Now if I wasn’t such a loser and had some friends I could have enjoyed some Olympic co-op, but sadly, no co-op for me. Also at the time of publication I couldn’t find anyone to battle on online multiplayer. They do have it set up quite nicely so that you can play with one Joy-Con, two Joy-Cons or connected Joy-Cons. More reviewers need to get online before my review goes up, I want to see if the online is handled better than Mario Maker 2.

The Campaign

(Mario & Sonic at the Olympic Games Tokyo 2020 – Sega)

This is where I spent a majority of my time, I have no siblings to play couch co-op with and I’m yet to figure out how to remove my Joy-Cons from my Lite. I’m also not really a huge multiplayer person anymore, I like to game on my time without having to count on someone to join me. Hence, my love for strong single player games and the campaigns in multiplayer games.

In this campaign Dr. EggMan and Bowser have teamed up to remove Sonic and Mario from our plane of existence, thanks to Luigi this backfires big time and all four get trapped inside a Tokyo 64. This console was created by Dr. EggMan to trap Mario and Sonic forever thus letting Bowser and him rule the world. Instead they are trapped in 1964 Tokyo where the first Olympics ever held in that city are taking place, and they decide to compete.

Basically you flip from the real world and the game world to compete in Olympic style mini-games. This reminded me a lot of the Game and Wario series, you’re thrown into quick time events and have to beat the AI to proceed. The games aren’t as funny as the Game and Wario series, but you’ll sure be learning the buttons to your Switch super fast!

The Look

(Mario & Sonic at the Olympic Games Tokyo 2020 – Sega)

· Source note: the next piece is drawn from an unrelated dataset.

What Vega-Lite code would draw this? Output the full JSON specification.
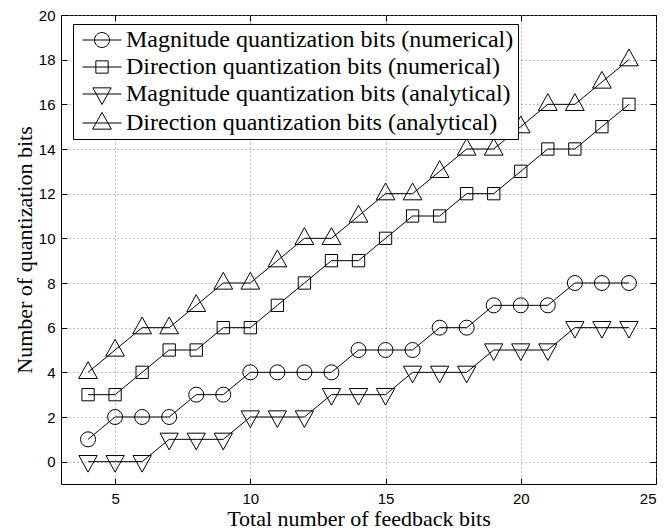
{
  "$schema": "https://vega.github.io/schema/vega-lite/v6.json",
  "width": 595,
  "height": 469,
  "autosize": {"type": "none"},
  "padding": {"left": 61, "top": 15, "right": 11, "bottom": 45},
  "background": "white",
  "data": {
    "values": [
      {"x": 4, "y": 1, "series": "Magnitude quantization bits (numerical)"},
      {"x": 5, "y": 2, "series": "Magnitude quantization bits (numerical)"},
      {"x": 6, "y": 2, "series": "Magnitude quantization bits (numerical)"},
      {"x": 7, "y": 2, "series": "Magnitude quantization bits (numerical)"},
      {"x": 8, "y": 3, "series": "Magnitude quantization bits (numerical)"},
      {"x": 9, "y": 3, "series": "Magnitude quantization bits (numerical)"},
      {"x": 10, "y": 4, "series": "Magnitude quantization bits (numerical)"},
      {"x": 11, "y": 4, "series": "Magnitude quantization bits (numerical)"},
      {"x": 12, "y": 4, "series": "Magnitude quantization bits (numerical)"},
      {"x": 13, "y": 4, "series": "Magnitude quantization bits (numerical)"},
      {"x": 14, "y": 5, "series": "Magnitude quantization bits (numerical)"},
      {"x": 15, "y": 5, "series": "Magnitude quantization bits (numerical)"},
      {"x": 16, "y": 5, "series": "Magnitude quantization bits (numerical)"},
      {"x": 17, "y": 6, "series": "Magnitude quantization bits (numerical)"},
      {"x": 18, "y": 6, "series": "Magnitude quantization bits (numerical)"},
      {"x": 19, "y": 7, "series": "Magnitude quantization bits (numerical)"},
      {"x": 20, "y": 7, "series": "Magnitude quantization bits (numerical)"},
      {"x": 21, "y": 7, "series": "Magnitude quantization bits (numerical)"},
      {"x": 22, "y": 8, "series": "Magnitude quantization bits (numerical)"},
      {"x": 23, "y": 8, "series": "Magnitude quantization bits (numerical)"},
      {"x": 24, "y": 8, "series": "Magnitude quantization bits (numerical)"},
      {"x": 4, "y": 3, "series": "Direction quantization bits (numerical)"},
      {"x": 5, "y": 3, "series": "Direction quantization bits (numerical)"},
      {"x": 6, "y": 4, "series": "Direction quantization bits (numerical)"},
      {"x": 7, "y": 5, "series": "Direction quantization bits (numerical)"},
      {"x": 8, "y": 5, "series": "Direction quantization bits (numerical)"},
      {"x": 9, "y": 6, "series": "Direction quantization bits (numerical)"},
      {"x": 10, "y": 6, "series": "Direction quantization bits (numerical)"},
      {"x": 11, "y": 7, "series": "Direction quantization bits (numerical)"},
      {"x": 12, "y": 8, "series": "Direction quantization bits (numerical)"},
      {"x": 13, "y": 9, "series": "Direction quantization bits (numerical)"},
      {"x": 14, "y": 9, "series": "Direction quantization bits (numerical)"},
      {"x": 15, "y": 10, "series": "Direction quantization bits (numerical)"},
      {"x": 16, "y": 11, "series": "Direction quantization bits (numerical)"},
      {"x": 17, "y": 11, "series": "Direction quantization bits (numerical)"},
      {"x": 18, "y": 12, "series": "Direction quantization bits (numerical)"},
      {"x": 19, "y": 12, "series": "Direction quantization bits (numerical)"},
      {"x": 20, "y": 13, "series": "Direction quantization bits (numerical)"},
      {"x": 21, "y": 14, "series": "Direction quantization bits (numerical)"},
      {"x": 22, "y": 14, "series": "Direction quantization bits (numerical)"},
      {"x": 23, "y": 15, "series": "Direction quantization bits (numerical)"},
      {"x": 24, "y": 16, "series": "Direction quantization bits (numerical)"},
      {"x": 4, "y": 0, "series": "Magnitude quantization bits (analytical)"},
      {"x": 5, "y": 0, "series": "Magnitude quantization bits (analytical)"},
      {"x": 6, "y": 0, "series": "Magnitude quantization bits (analytical)"},
      {"x": 7, "y": 1, "series": "Magnitude quantization bits (analytical)"},
      {"x": 8, "y": 1, "series": "Magnitude quantization bits (analytical)"},
      {"x": 9, "y": 1, "series": "Magnitude quantization bits (analytical)"},
      {"x": 10, "y": 2, "series": "Magnitude quantization bits (analytical)"},
      {"x": 11, "y": 2, "series": "Magnitude quantization bits (analytical)"},
      {"x": 12, "y": 2, "series": "Magnitude quantization bits (analytical)"},
      {"x": 13, "y": 3, "series": "Magnitude quantization bits (analytical)"},
      {"x": 14, "y": 3, "series": "Magnitude quantization bits (analytical)"},
      {"x": 15, "y": 3, "series": "Magnitude quantization bits (analytical)"},
      {"x": 16, "y": 4, "series": "Magnitude quantization bits (analytical)"},
      {"x": 17, "y": 4, "series": "Magnitude quantization bits (analytical)"},
      {"x": 18, "y": 4, "series": "Magnitude quantization bits (analytical)"},
      {"x": 19, "y": 5, "series": "Magnitude quantization bits (analytical)"},
      {"x": 20, "y": 5, "series": "Magnitude quantization bits (analytical)"},
      {"x": 21, "y": 5, "series": "Magnitude quantization bits (analytical)"},
      {"x": 22, "y": 6, "series": "Magnitude quantization bits (analytical)"},
      {"x": 23, "y": 6, "series": "Magnitude quantization bits (analytical)"},
      {"x": 24, "y": 6, "series": "Magnitude quantization bits (analytical)"},
      {"x": 4, "y": 4, "series": "Direction quantization bits (analytical)"},
      {"x": 5, "y": 5, "series": "Direction quantization bits (analytical)"},
      {"x": 6, "y": 6, "series": "Direction quantization bits (analytical)"},
      {"x": 7, "y": 6, "series": "Direction quantization bits (analytical)"},
      {"x": 8, "y": 7, "series": "Direction quantization bits (analytical)"},
      {"x": 9, "y": 8, "series": "Direction quantization bits (analytical)"},
      {"x": 10, "y": 8, "series": "Direction quantization bits (analytical)"},
      {"x": 11, "y": 9, "series": "Direction quantization bits (analytical)"},
      {"x": 12, "y": 10, "series": "Direction quantization bits (analytical)"},
      {"x": 13, "y": 10, "series": "Direction quantization bits (analytical)"},
      {"x": 14, "y": 11, "series": "Direction quantization bits (analytical)"},
      {"x": 15, "y": 12, "series": "Direction quantization bits (analytical)"},
      {"x": 16, "y": 12, "series": "Direction quantization bits (analytical)"},
      {"x": 17, "y": 13, "series": "Direction quantization bits (analytical)"},
      {"x": 18, "y": 14, "series": "Direction quantization bits (analytical)"},
      {"x": 19, "y": 14, "series": "Direction quantization bits (analytical)"},
      {"x": 20, "y": 15, "series": "Direction quantization bits (analytical)"},
      {"x": 21, "y": 16, "series": "Direction quantization bits (analytical)"},
      {"x": 22, "y": 16, "series": "Direction quantization bits (analytical)"},
      {"x": 23, "y": 17, "series": "Direction quantization bits (analytical)"},
      {"x": 24, "y": 18, "series": "Direction quantization bits (analytical)"}
    ]
  },
  "layer": [
    {
      "mark": {"type": "line", "color": "black", "strokeWidth": 1},
      "encoding": {
        "x": {"field": "x", "type": "quantitative", "scale": {"domain": [3, 25], "nice": false, "zero": false},
          "axis": {"orient": "bottom", "values": [5, 10, 15, 20, 25], "grid": true, "title": "Total number of feedback bits"}},
        "y": {"field": "y", "type": "quantitative", "scale": {"domain": [-1, 20], "nice": false, "zero": false},
          "axis": {"orient": "left", "values": [0, 2, 4, 6, 8, 10, 12, 14, 16, 18, 20], "grid": true, "title": "Number of quantization bits"}},
        "detail": {"field": "series", "type": "nominal"}
      }
    },
    {
      "mark": {"type": "point", "filled": false, "color": "black", "strokeWidth": 1, "size": 225, "opacity": 1},
      "encoding": {
        "x": {"field": "x", "type": "quantitative",
          "axis": {"orient": "top", "values": [5, 10, 15, 20, 25], "grid": false, "labels": false, "title": null}},
        "y": {"field": "y", "type": "quantitative",
          "axis": {"orient": "right", "values": [0, 2, 4, 6, 8, 10, 12, 14, 16, 18, 20], "grid": false, "labels": false, "title": null}},
        "shape": {
          "field": "series", "type": "nominal",
          "scale": {
            "domain": ["Magnitude quantization bits (numerical)", "Direction quantization bits (numerical)", "Magnitude quantization bits (analytical)", "Direction quantization bits (analytical)"],
            "range": ["circle", "M-0.82,-0.82L0.82,-0.82L0.82,0.82L-0.82,0.82Z", "M-1.22,-0.82L1.22,-0.82L0,1.4Z", "M0,-1.42L-1.25,0.82L1.25,0.82Z"]
          },
          "legend": null
        }
      }
    },
    {
      "transform": [{"filter": "datum.x < 0"}],
      "mark": {"type": "point", "filled": false, "color": "black", "strokeWidth": 1, "size": 225, "opacity": 1},
      "encoding": {
        "x": {"field": "x", "type": "quantitative", "axis": null},
        "y": {"field": "y", "type": "quantitative", "axis": null},
        "shape": {
          "field": "series", "type": "nominal",
          "scale": {
            "domain": ["Magnitude quantization bits (numerical)", "Direction quantization bits (numerical)", "Magnitude quantization bits (analytical)", "Direction quantization bits (analytical)"],
            "range": [
              "M-2.6,0L2.6,0M1,0A1,1,0,1,1,-1,0A1,1,0,1,1,1,0",
              "M-2.6,0L2.6,0M-0.82,-0.82L0.82,-0.82L0.82,0.82L-0.82,0.82Z",
              "M-2.6,0L2.6,0M-1.22,-0.82L1.22,-0.82L0,1.4Z",
              "M-2.6,0L2.6,0M0,-1.42L-1.25,0.82L1.25,0.82Z"
            ]
          },
          "legend": {
            "orient": "none", "legendX": 12, "legendY": 9, "title": null, "direction": "vertical",
            "labelFont": "Liberation Serif", "labelFontSize": 24, "labelLimit": 0, "labelColor": "black",
            "symbolSize": 225, "symbolStrokeWidth": 1, "symbolOffset": 13, "labelOffset": 12,
            "rowPadding": 3, "padding": 4, "strokeColor": "black", "fillColor": "white",
            "symbolStrokeColor": "black", "symbolFillColor": "transparent", "symbolOpacity": 1
          }
        }
      }
    }
  ],
  "resolve": {"axis": {"x": "independent", "y": "independent"}, "scale": {"shape": "independent"}},
  "config": {
    "view": {"stroke": "black", "strokeWidth": 1},
    "axis": {
      "labelFont": "Liberation Sans", "labelFontSize": 15, "labelColor": "black",
      "titleFont": "Liberation Serif", "titleFontSize": 22, "titleFontWeight": "normal", "titleColor": "black",
      "tickColor": "black", "tickSize": -6, "tickWidth": 1, "domain": false,
      "gridColor": "#808080", "gridDash": [1, 3], "gridWidth": 1, "gridOpacity": 1
    },
    "axisX": {"labelPadding": 13, "titlePadding": 2},
    "axisY": {"labelPadding": 12, "titlePadding": 2}
  }
}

In the real world the characters look great and almost lifelike, which I’m still getting use to. Mario should be more pixelated in my book but we can’t all have our way can we? In the real world everyone looks “normal” but in the Tokyo 64 world you get some Retro action going on, which I LOVE! It has all the Mario characters in 8-bit glory and all the Sonic characters in 16-bit beauty.

I really enjoyed the in game parts more than the real world parts, except for the skateboarding competition, I could play that for hours. Man I miss good Tony Hawk games! The overworld map is really nice too, it looks like a real layout of Tokyo and it is your hub world between events. You travel from arena to arena competing to be the best. You get current Tokyo and 8-bit Tokyo which is pretty sweet, I plan on snapshotting them and seeing if they are the same or show the difference from 55 years ago. Since I’ve never been and probably will never get to Japan it’s pretty cool to experience it in game, much like the Yakuza games.

Mini Games

(Mario & Sonic at the Olympic Games Tokyo 2020 – Sega)

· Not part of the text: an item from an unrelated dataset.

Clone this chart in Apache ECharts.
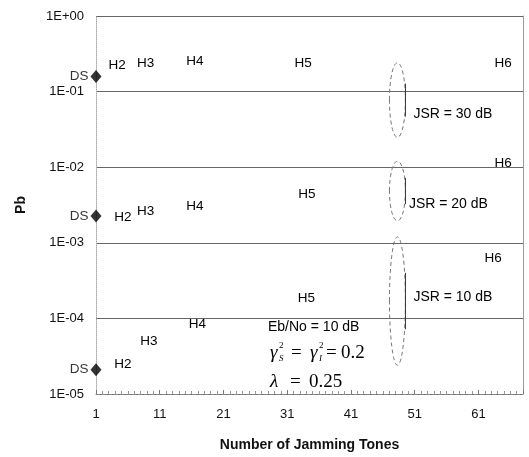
<!DOCTYPE html>
<html><head><meta charset="utf-8">
<script src="https://cdn.jsdelivr.net/npm/echarts@6/dist/echarts.min.js"></script>
<style>html,body{margin:0;padding:0;background:#fff}#c{width:529px;height:457px}</style>
</head><body><div id="c"></div>
<script>
// ---- data ----
const groupNames = ['JSR = 30 dB', 'JSR = 20 dB', 'JSR = 10 dB'];
const dsX = [1, 1, 1];
const dsPb = [0.158, 0.00226, 0.000021];
const hLabels = ['H2', 'H3', 'H4', 'H5', 'H6'];
const hX30 = [4.3, 8.8, 16.5, 33.5, 64.9];
const hPb30 = [0.22, 0.24, 0.248, 0.24, 0.24];
const hX20 = [5.2, 8.8, 16.5, 34.1, 64.9];
const hPb20 = [0.0022, 0.00264, 0.00307, 0.0044, 0.0113];
const hX10 = [5.2, 9.3, 16.9, 34.0, 63.3];
const hPb10 = [2.5e-5, 5.0e-5, 8.3e-5, 1.83e-4, 6.2e-4];
// JSR ellipse extents (x centre, top Pb, bottom Pb)
const ellX = [48.3, 48.3, 48.3];
const ellTop = [0.241, 0.012, 0.0012];
const ellBottom = [0.0248, 0.00195, 2.4e-5];
const jsrX = [50.8, 50.1, 50.8];
const jsrPb = [0.0498, 0.00326, 1.89e-4];

const sans = 'Liberation Sans, Arial, sans-serif';
const serif = 'Liberation Serif, Times New Roman, serif';

const chart = echarts.init(document.getElementById('c'));

function labelSeries(xs, ys) {
  return {
    type: 'scatter', symbol: 'circle', symbolSize: 1,
    itemStyle: { color: 'rgba(0,0,0,0)' },
    data: xs.map((x, i) => ({ value: [x, ys[i]], name: hLabels[i] })),
    label: { show: true, position: 'inside', formatter: p => p.name, color: '#000', opacity: 1,
      textBorderWidth: 0, fontFamily: sans, fontSize: 13.5 },
    emphasis: { disabled: true },
    silent: true, z: 5
  };
}

chart.setOption({
  animation: false,
  grid: { left: 96, right: 6, top: 16, bottom: 61 },
  xAxis: {
    type: 'value', min: 1, max: 68, interval: 10,
    name: 'Number of Jamming Tones', nameLocation: 'middle', nameGap: 44,
    nameTextStyle: { fontFamily: sans, fontWeight: 'bold', fontSize: 14, color: '#111' },
    axisLine: { show: true, onZero: false, lineStyle: { color: '#888', type: 'dashed', width: 1 } },
    axisTick: { show: true, inside: true, length: 4, lineStyle: { color: '#777' } },
    minorTick: { show: true, splitNumber: 10, length: 3, lineStyle: { color: '#999' } },
    axisLabel: { fontFamily: sans, fontSize: 13, color: '#111', margin: 14, showMaxLabel: false },
    splitLine: { show: false }
  },
  yAxis: [{
    type: 'log', logBase: 10, min: 1e-5, max: 1,
    name: 'Pb', nameLocation: 'middle', nameGap: 68,
    nameTextStyle: { fontFamily: sans, fontWeight: 'bold', fontSize: 14, color: '#111' },
    axisLine: { show: true, lineStyle: { color: '#aaa', type: 'dotted', width: 1 } },
    axisTick: { show: false },
    axisLabel: {
      fontFamily: sans, fontSize: 13, color: '#111', margin: 12,
      formatter: v => { const e = Math.round(Math.log10(v)); const a = Math.abs(e); return '1E' + (e >= 0 ? '+' : '-') + (a < 10 ? '0' : '') + a; }
    },
    splitLine: { show: true, lineStyle: { color: '#666', width: 1 } },
    minorSplitLine: { show: false }
  }, {
    type: 'log', logBase: 10, min: 1e-5, max: 1, position: 'right',
    axisLine: { show: true, lineStyle: { color: '#999', width: 1 } },
    axisTick: { show: false }, axisLabel: { show: false }, splitLine: { show: false }
  }],
  series: [
    {
      type: 'scatter', symbol: 'diamond', symbolSize: [11, 13],
      itemStyle: { color: '#000' },
      data: dsX.map((x, i) => [x, dsPb[i]]),
      label: { show: true, position: 'left', distance: 2, formatter: 'DS', color: '#000', fontFamily: sans, fontSize: 13.5 },
      emphasis: { disabled: true },
      z: 6
    },
    labelSeries(hX30, hPb30),
    labelSeries(hX20, hPb20),
    labelSeries(hX10, hPb10)
  ]
});

// annotations
const g = [];
for (let i = 0; i < 3; i++) {
  const t = chart.convertToPixel({ gridIndex: 0 }, [ellX[i], ellTop[i]]);
  const b = chart.convertToPixel({ gridIndex: 0 }, [ellX[i], ellBottom[i]]);
  g.push({ type: 'ellipse', shape: { cx: t[0], cy: (t[1] + b[1]) / 2, rx: 8, ry: (b[1] - t[1]) / 2 },
    style: { fill: null, stroke: '#777', lineWidth: 1, lineDash: [4, 3] }, z: 10 });
  const j = chart.convertToPixel({ gridIndex: 0 }, [jsrX[i], jsrPb[i]]);
  g.push({ type: 'text', x: j[0], y: j[1], style: { text: groupNames[i], font: '14px ' + sans, fill: '#000', textVerticalAlign: 'middle' }, z: 10 });
  g.push({ type: 'line', shape: { x1: t[0] + 8, y1: (t[1] + b[1]) / 2 - (b[1] - t[1]) * 0.22, x2: t[0] + 8, y2: (t[1] + b[1]) / 2 + (b[1] - t[1]) * 0.22 },
    style: { stroke: '#333', lineWidth: 1 }, z: 10 });
}
// parameter text
g.push({ type: 'text', x: 268, y: 327, style: { text: 'Eb/No = 10 dB', font: '14px ' + sans, fill: '#000', textVerticalAlign: 'middle' }, z: 10 });
const gy = 353;
const parts = [
  { t: 'γ', x: 270, y: gy, f: 'italic 19px ' + serif },
  { t: '2', x: 279, y: gy - 7, f: '9px ' + serif },
  { t: 'S', x: 279, y: gy + 6, f: 'italic 9px ' + serif },
  { t: '=', x: 291, y: gy, f: '19px ' + serif },
  { t: 'γ', x: 310, y: gy, f: 'italic 19px ' + serif },
  { t: '2', x: 319, y: gy - 7, f: '9px ' + serif },
  { t: 'I', x: 319, y: gy + 6, f: 'italic 9px ' + serif },
  { t: '=', x: 326, y: gy, f: '19px ' + serif },
  { t: '0.2', x: 341, y: gy, f: '19px ' + serif },
  { t: 'λ', x: 270, y: 382, f: 'italic 19px ' + serif },
  { t: '=', x: 290, y: 382, f: '19px ' + serif },
  { t: '0.25', x: 309, y: 382, f: '19px ' + serif }
];
parts.forEach(p => g.push({ type: 'text', x: p.x, y: p.y, style: { text: p.t, font: p.f, fill: '#000', textVerticalAlign: 'middle' }, z: 10 }));
chart.setOption({ graphic: g });
</script></body></html>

Since this is an Olympic based game you get to partake in what the athletes do. If you looked at me in real life you’d see the only thing that I would partake in is a piece of pizza and that I’m not athlete. It’s nice to be able to play some of these events that I’m either too old for or two out of shape for. I enjoyed the track and field and had a bit of trouble with the gymnastics, but when I got to be Luigi in the Skateboarding event, I was in love.

In the early 2000’s Activision would release really good Tony Hawk games in October or so. I bought them up and unlocked all the goodies with my buddies. I miss that time in my life and that era in gaming and it was nice to see Sega absolutely NAIL skateboarding in this game. Yes, it is a tad simplified, there are no button combos but I loved the idea of whipping around the park while grinding and ollieing to my hearts content.

Overall Feeling

(Mario & Sonic at the Olympic Games Tokyo 2020 – Sega)

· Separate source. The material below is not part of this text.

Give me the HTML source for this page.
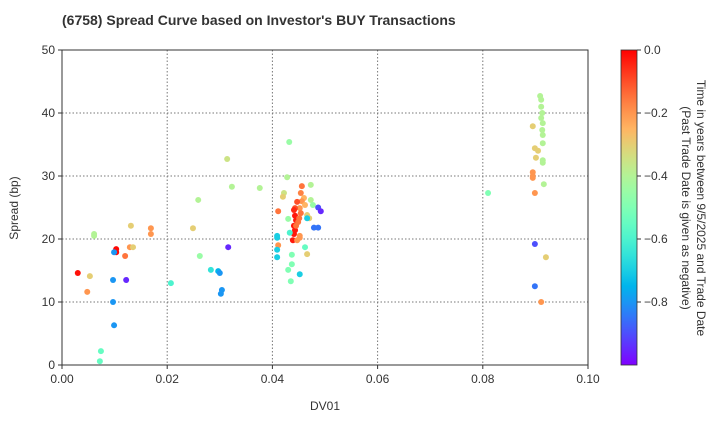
<!DOCTYPE html>
<html><head><meta charset="utf-8"><style>
body{margin:0;background:#fff;}
svg text{font-family:"Liberation Sans",Arial,sans-serif;fill:#333;}
</style></head><body>
<svg id="c" width="720" height="420" xmlns="http://www.w3.org/2000/svg">
<defs><linearGradient id="cg" x1="0" y1="1" x2="0" y2="0"></linearGradient></defs>
<text x="62" y="25" font-size="14" font-weight="bold">(6758)   Spread Curve based on Investor's BUY Transactions</text>
<g id="grid"></g><g id="pts"></g><g id="axes"></g>
<text x="18" y="208" font-size="12" transform="rotate(-90 18 208)" text-anchor="middle">Spread (bp)</text>
<text x="325" y="410" font-size="12" text-anchor="middle">DV01</text>
<rect x="621" y="50" width="16" height="315" fill="url(#cg)"/>
<g id="cb"></g>
<text font-size="12" transform="translate(697 208) rotate(90)" text-anchor="middle"><tspan x="0" y="0">Time in years between 9/5/2025 and Trade Date</tspan><tspan x="0" y="15">(Past Trade Date is given as negative)</tspan></text>
</svg>
<script>
const xTicks=[0,0.02,0.04,0.06,0.08,0.10];
const xTickLabels=["0.00","0.02","0.04","0.06","0.08","0.10"];
const yTicks=[0,10,20,30,40,50];
const cTicks=[0,-0.2,-0.4,-0.6,-0.8];
const cTickLabels=["0.0","−0.2","−0.4","−0.6","−0.8"];
const dv01=[0.0030,0.0053,0.0048,0.0061,0.0061,0.0131,0.0169,0.0169,0.0129,0.0135,0.0103,0.0103,0.0099,0.0120,0.0097,0.0122,0.0097,0.0099,0.0074,0.0072,0.0249,0.0262,0.0316,0.0283,0.0297,0.0300,0.0207,0.0304,0.0302,0.0259,0.0314,0.0323,
0.0432,0.0428,0.0376,0.0422,0.0420,0.0456,0.0454,0.0473,0.0460,0.0456,0.0462,0.0452,0.0473,0.0447,0.0443,0.0477,0.0441,0.0443,0.0445,0.0441,0.0443,0.0441,0.0439,0.0454,0.0451,0.0449,0.0445,0.0411,0.0430,0.0487,0.0492,0.0466,0.0470,0.0466,0.0479,0.0487,0.0452,0.0447,0.0452,0.0409,0.0409,0.0411,0.0409,0.0409,0.0437,0.0466,0.0437,0.0430,0.0452,0.0435,0.0433,0.0462,
0.0810,0.0909,0.0911,0.0911,0.0913,0.0911,0.0914,0.0913,0.0914,0.0914,0.0914,0.0914,0.0916,0.0895,0.0899,0.0905,0.0901,0.0895,0.0895,0.0895,0.0899,0.0899,0.0899,0.0920,0.0911];
const spread=[14.6,14.1,11.6,20.8,20.5,22.1,21.7,20.8,18.7,18.7,17.9,18.4,17.9,17.3,13.5,13.5,10.0,6.3,2.2,0.6,21.7,17.3,18.7,15.1,14.9,14.6,13.0,11.9,11.3,26.2,32.7,28.3,
35.4,29.8,28.1,27.3,26.7,28.4,27.3,28.6,26.5,26.0,25.4,24.9,26.2,25.9,24.9,25.4,24.6,23.7,23.0,22.1,21.4,20.8,19.8,24.1,23.3,22.7,22.1,24.4,23.2,25.0,24.4,23.8,23.3,23.3,21.8,21.8,20.5,19.8,20.2,20.5,20.2,19.0,18.3,17.1,17.5,17.6,16.0,15.1,14.4,13.3,21.0,18.7,
27.3,42.7,42.1,41.0,40.0,39.2,38.4,37.3,36.5,35.2,32.5,32.1,28.7,37.9,34.4,34.0,32.9,30.6,30.0,29.7,27.3,19.2,12.5,17.1,10.0];
const tradeTime=[-0.02,-0.3,-0.2,-0.4,-0.4,-0.3,-0.2,-0.2,-0.2,-0.3,-0.01,-0.01,-0.8,-0.15,-0.8,-0.95,-0.8,-0.8,-0.55,-0.55,-0.3,-0.45,-0.95,-0.65,-0.75,-0.8,-0.6,-0.8,-0.8,-0.4,-0.35,-0.4,
-0.45,-0.4,-0.4,-0.35,-0.3,-0.15,-0.17,-0.4,-0.25,-0.2,-0.25,-0.2,-0.4,-0.1,-0.1,-0.45,-0.05,-0.03,-0.03,-0.03,-0.03,-0.03,-0.03,-0.15,-0.15,-0.15,-0.15,-0.15,-0.45,-0.9,-0.95,-0.3,-0.3,-0.7,-0.85,-0.85,-0.2,-0.2,-0.2,-0.7,-0.7,-0.2,-0.7,-0.7,-0.5,-0.3,-0.5,-0.5,-0.7,-0.5,-0.6,-0.55,
-0.5,-0.4,-0.4,-0.4,-0.4,-0.4,-0.4,-0.4,-0.4,-0.4,-0.4,-0.4,-0.4,-0.3,-0.3,-0.3,-0.3,-0.2,-0.2,-0.2,-0.2,-0.9,-0.85,-0.3,-0.2];
const X0=62,X1=588,Y0=365,Y1=50;
const sx=v=>X0+(v-0)/(0.10)*(X1-X0);
const sy=v=>Y0-(v/50)*(Y0-Y1);
const ns="http://www.w3.org/2000/svg";
function mk(t,a,p){const e=document.createElementNS(ns,t);for(const k in a)e.setAttribute(k,a[k]);p.appendChild(e);return e;}
function rainbow(t){const x=Math.min(1,Math.max(0,t+1));const c=v=>Math.round(255*Math.min(1,Math.max(0,v)));
return `rgb(${c(Math.abs(2*x-0.5))},${c(Math.sin(Math.PI*x))},${c(Math.cos(Math.PI*x/2))})`;}
const grid=document.getElementById('grid'),axes=document.getElementById('axes'),pts=document.getElementById('pts'),cb=document.getElementById('cb');
xTicks.forEach((v,i)=>{const x=sx(v);
 if(i>0&&i<xTicks.length-1){const l=mk('line',{x1:x,x2:x,y1:Y1,y2:Y0,stroke:'#777','stroke-dasharray':'1.5,2','stroke-width':1},grid);
 
 }
 mk('line',{x1:x,x2:x,y1:Y0,y2:Y0+4,stroke:'#333'},axes);
 const t=mk('text',{x:x,y:Y0+18,'font-size':12,'text-anchor':'middle'},axes);t.textContent=xTickLabels[i];
 
 });
yTicks.forEach(v=>{const y=sy(v);
 if(v>0&&v<50){const l=mk('line',{x1:X0,x2:X1,y1:y,y2:y,stroke:'#777','stroke-dasharray':'1.5,2','stroke-width':1},grid);
 
 }
 mk('line',{x1:X0-4,x2:X0,y1:y,y2:y,stroke:'#333'},axes);
 const t=mk('text',{x:X0-7,y:y+4,'font-size':12,'text-anchor':'end'},axes);t.textContent=v;
 
 });
const fr=mk('rect',{x:X0,y:Y1,width:X1-X0,height:Y0-Y1,fill:'none',stroke:'#333'},axes);


dv01.forEach((d,i)=>{const c=mk('circle',{cx:sx(d),cy:sy(spread[i]),r:3,fill:rainbow(tradeTime[i])},pts);
 
 });
const g=document.getElementById('cg');
for(let i=0;i<=20;i++){const t=-1+i/20;mk('stop',{offset:(i/20),'stop-color':rainbow(t)},g);}
const cy=t=>Y1+(-t)*(Y0-Y1);
mk('rect',{x:621,y:50,width:16,height:315,fill:'none',stroke:'#333','stroke-width':0.8},cb);
cTicks.forEach((v,i)=>{const y=cy(v);mk('line',{x1:637,x2:641,y1:y,y2:y,stroke:'#333'},cb);
 const t=mk('text',{x:644,y:y+4,'font-size':12},cb);t.textContent=cTickLabels[i];
 
 });
</script>
</body></html>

Right now after putting a few hours into this title, I’m thinking Sega may be getting the Gold. The mini-games are fun to play against the CPU, but I’m itching to try my skills out against some real competition online. Hopefully as November 5th comes closer and closer more reviewers will begin to play the game and I can battle against some YouTube personalities and maybe some paid “journalists.” We all saw how well they did with Cuphead!